Sócia Fabiana Fonseca comenta a utilização das quotas em tesouraria em sociedades limitadas

As quotas em tesouraria, seguindo as dinâmicas de funcionamento utilizadas nas sociedades anônimas, têm obtido adesão também nas sociedades limitadas. Utilizado como instrumento para manutenção e consistência da empresa, como meio de expansão do capital social da organização ou como ferramenta para atração de novos investidores, o mecanismo, cuja utilização foi consagrada nas sociedades anônimas, tem sido útil também nas sociedades limitadas. Esses, aliás, são apenas cenários dos efeitos de aplicação desse tipo de quotas, que têm por natureza a aquisição de parcela da sociedade por parte da própria sociedade, fortalecendo o negócio e evitando, por exemplo, a desvalorização da participação em um momento que a empresa esteja se estruturando ou reestruturando.

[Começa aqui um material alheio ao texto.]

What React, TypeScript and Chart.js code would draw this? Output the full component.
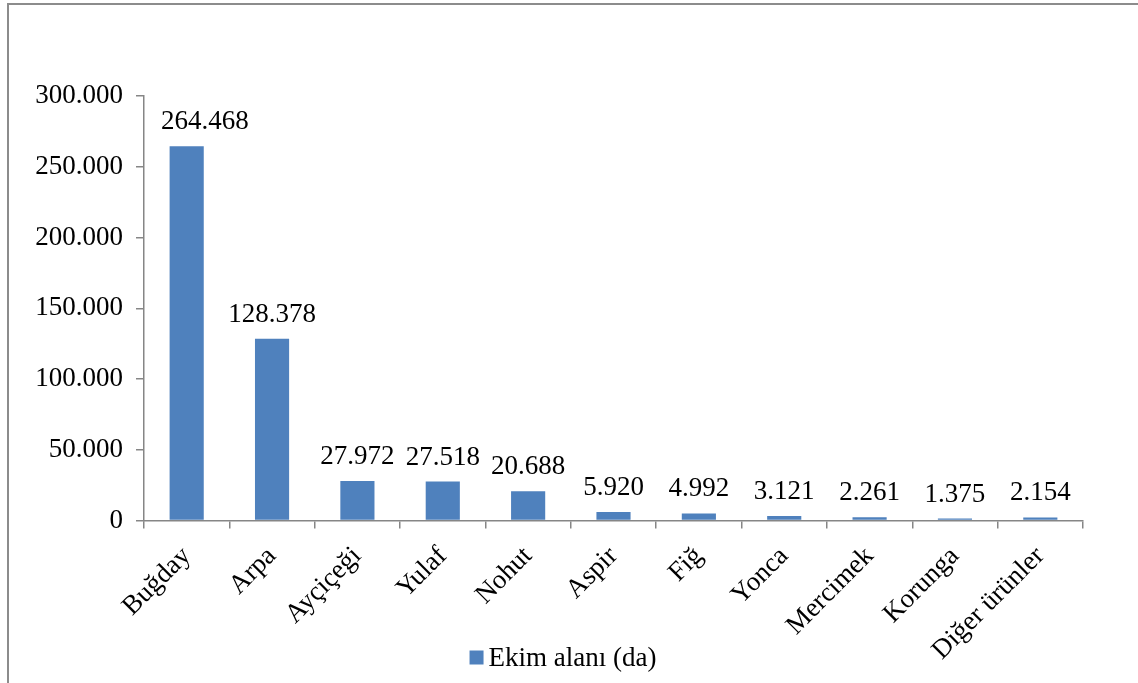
import React, { useEffect, useRef } from "react";
import { Chart, registerables } from "chart.js";

Chart.register(...registerables);

const categories: string[] = [
  "Buğday",
  "Arpa",
  "Ayçiçeği",
  "Yulaf",
  "Nohut",
  "Aspir",
  "Fiğ",
  "Yonca",
  "Mercimek",
  "Korunga",
  "Diğer ürünler",
];

const ekimAlani: number[] = [264468, 128378, 27972, 27518, 20688, 5920, 4992, 3121, 2261, 1375, 2154];

const seriesLabel = "Ekim alanı (da)";

const yTicks: number[] = [0, 50000, 100000, 150000, 200000, 250000, 300000];

const FONT = "'Liberation Serif', 'Times New Roman', serif";
const FONT_SIZE = 27;
const AXIS_COLOR = "#868686";
const BAR_COLOR = "#4F81BD";

function formatTR(v: number): string {
  const s = Math.round(v).toString();
  return s.replace(/\B(?=(\d{3})+(?!\d))/g, ".");
}

const valueLabelPlugin = {
  id: "valueLabels",
  afterDatasetsDraw(chart: any) {
    const { ctx, chartArea } = chart;
    const meta = chart.getDatasetMeta(0);
    const data = chart.data.datasets[0].data as number[];
    ctx.save();
    ctx.font = `${FONT_SIZE}px ${FONT}`;
    ctx.fillStyle = "#000000";
    ctx.textAlign = "center";
    ctx.textBaseline = "alphabetic";
    meta.data.forEach((el: any, i: number) => {
      const text = formatTR(data[i]);
      const w = ctx.measureText(text).width;
      const x = Math.max(el.x, chartArea.left + 17 + w / 2);
      ctx.fillText(text, x, el.y - 17);
    });
    ctx.restore();
  },
};

const bottomLegendPlugin = {
  id: "bottomLegend",
  afterDraw(chart: any) {
    const { ctx, chartArea } = chart;
    const ds = chart.data.datasets[0];
    ctx.save();
    ctx.font = `${FONT_SIZE}px ${FONT}`;
    const text = ds.label as string;
    const tw = ctx.measureText(text).width;
    const box = 14;
    const gap = 5;
    const total = box + gap + tw;
    const cx = chart.width / 2 - 6;
    const cy = chartArea.bottom + 137;
    const x0 = cx - total / 2;
    ctx.fillStyle = ds.backgroundColor;
    ctx.fillRect(x0, cy - box / 2, box, box);
    ctx.fillStyle = "#000000";
    ctx.textAlign = "left";
    ctx.textBaseline = "middle";
    ctx.fillText(text, x0 + box + gap, cy + 1);
    ctx.restore();
  },
};

export default function App() {
  const canvasRef = useRef<HTMLCanvasElement | null>(null);

  useEffect(() => {
    if (!canvasRef.current) return;
    const chart = new Chart(canvasRef.current, {
      type: "bar",
      data: {
        labels: categories,
        datasets: [
          {
            label: seriesLabel,
            data: ekimAlani,
            backgroundColor: BAR_COLOR,
            borderWidth: 0,
            categoryPercentage: 0.8,
            barPercentage: 0.5,
          },
        ],
      },
      options: {
        animation: false,
        responsive: false,
        maintainAspectRatio: false,
        layout: { padding: { left: 20, right: 55, top: 96, bottom: 22 } },
        plugins: {
          legend: { display: false },
          tooltip: { enabled: false },
        },
        scales: {
          x: {
            offset: true,
            grid: {
              offset: true,
              drawOnChartArea: false,
              drawTicks: true,
              tickLength: 8,
              color: AXIS_COLOR,
              lineWidth: 1.5,
            },
            border: { color: AXIS_COLOR, width: 1.5 },
            ticks: {
              minRotation: 45,
              maxRotation: 45,
              autoSkip: false,
              color: "#000000",
              font: { family: FONT, size: FONT_SIZE },
              padding: 12,
            },
            afterFit(scale: any) {
              scale.height = 683 - 22 - 520.5;
            },
          },
          y: {
            min: 0,
            max: 300000,
            afterBuildTicks(scale: any) {
              scale.ticks = yTicks.map((v) => ({ value: v }));
            },
            grid: {
              drawOnChartArea: false,
              drawTicks: true,
              tickLength: 8,
              color: AXIS_COLOR,
              lineWidth: 1.5,
            },
            border: { color: AXIS_COLOR, width: 1.5 },
            ticks: {
              color: "#000000",
              font: { family: FONT, size: FONT_SIZE },
              padding: 13,
              callback: (v: any) => formatTR(Number(v)),
            },
            afterFit(scale: any) {
              scale.width = 124;
            },
          },
        },
      },
      plugins: [valueLabelPlugin, bottomLegendPlugin],
    });
    return () => chart.destroy();
  }, []);

  return (
    <div
      style={{
        position: "fixed",
        left: 0,
        top: 0,
        width: 1138,
        height: 683,
        overflow: "hidden",
        background: "#ffffff",
      }}
    >
      <div
        style={{
          position: "absolute",
          left: 7,
          top: 3,
          width: 1200,
          height: 800,
          border: "2px solid #8c8c8c",
          boxSizing: "border-box",
        }}
      />
      <canvas
        ref={canvasRef}
        width={1138}
        height={683}
        style={{ position: "absolute", left: 0, top: 0, width: 1138, height: 683 }}
      />
    </div>
  );
}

Norma objetiva e suplementar

As quotas em tesouraria, até 2017, eram objeto de constante discussão quanto à sua legalidade dentro de sociedades limitadas. Enquanto a sua viabilidade dentro das sociedades anônimas sempre foi inconteste, discussões sobre sua aplicação subsidiária dentro das limitadas eram objeto de discordância. Até mesmo o Código Civil, de 2002, mostrou-se insuficiente para regulamentar o assunto, embora tenha aberto espaço para a incidência subsidiária da Lei nº 6.404/75 na regulamentação das sociedades limitadas.

Para colocar fim nessa discussão, o Departamento de Registro Empresarial e Integração – DREI editou a Instrução Normativa nº 38/2017, que tem como condão alterar os manuais de registro de diversas formas de organização empresarial, incluindo a sociedade limitada. Dentre os dispositivos desta instrução, restou sanado o problema das quotas em tesouraria nas sociedades limitadas, estando elas autorizadas a serem utilizadas neste tipo de organização.

Funcionamento das quotas em tesouraria

Inicialmente, a norma estabelece que as quotas em tesouraria não podem integrar a sociedade limitada desde a sua constituição. Em outras palavras, elas devem sempre ser decorrentes da saída de um sócio ou expansão do capital social da empresa, pós fundação. Desta forma, protege-se a organização de um surgimento não vinculado integralmente a agentes de fora da sociedade, atestando a materialidade daquele ente comercial.

Derivadas de um momento posterior ao início da empresa, as quotas em tesouraria são importante instrumento de concentração do poder empresarial dentro da própria sociedade, bem como criação de uma reserva para atração de investidores ou mesmo colaboradores essenciais, como o caso de elas serem utilizadas para atendimentos dos contratos de stock options. Neste último, as quotas agiriam como atrativo para a contratação de mão-de-obra especializada, algo comum em startups e empresas de tecnologia, em que o contrato de trabalho é assinado normalmente, mas há um atrativo a mais: o contrato de participação na sociedade, com oferta de uma fração ao recrutado.

Para saber mais sobre stock options, confira o artigo Marco legal das stock options é aprovado no Senado e estabelece regulamentação para a modalidade clicando AQUI.

Restrições e vantagens

Embora as quotas em tesouraria suspendam o poder de voto e deliberação daquela parcela de capital, enquanto ela estiver sob propriedade da sociedade, esse “decréscimo” político pode ser necessário quando o que se pretende é manter o poder econômico e de valorização sob regência da sociedade.

Esse instrumento, aliás, também pode ser utilizado para integrar contratos de usufruto, denotando a importância de a propriedade das quotas cristalizarem-se como sendo da sociedade, porém sua posse e frutos dela serem destinados a interessados em integrar a empresa.

As quotas em tesouraria são um avanço na constituição social de sociedades limitadas. Embora elas reduzam a envergadura deliberativa da empresa, elas formam uma reserva essencial para a expansão econômica e estrutural da organização, sem maiores custos, senão representando a garantia de futuros aportes em função de suas negociações.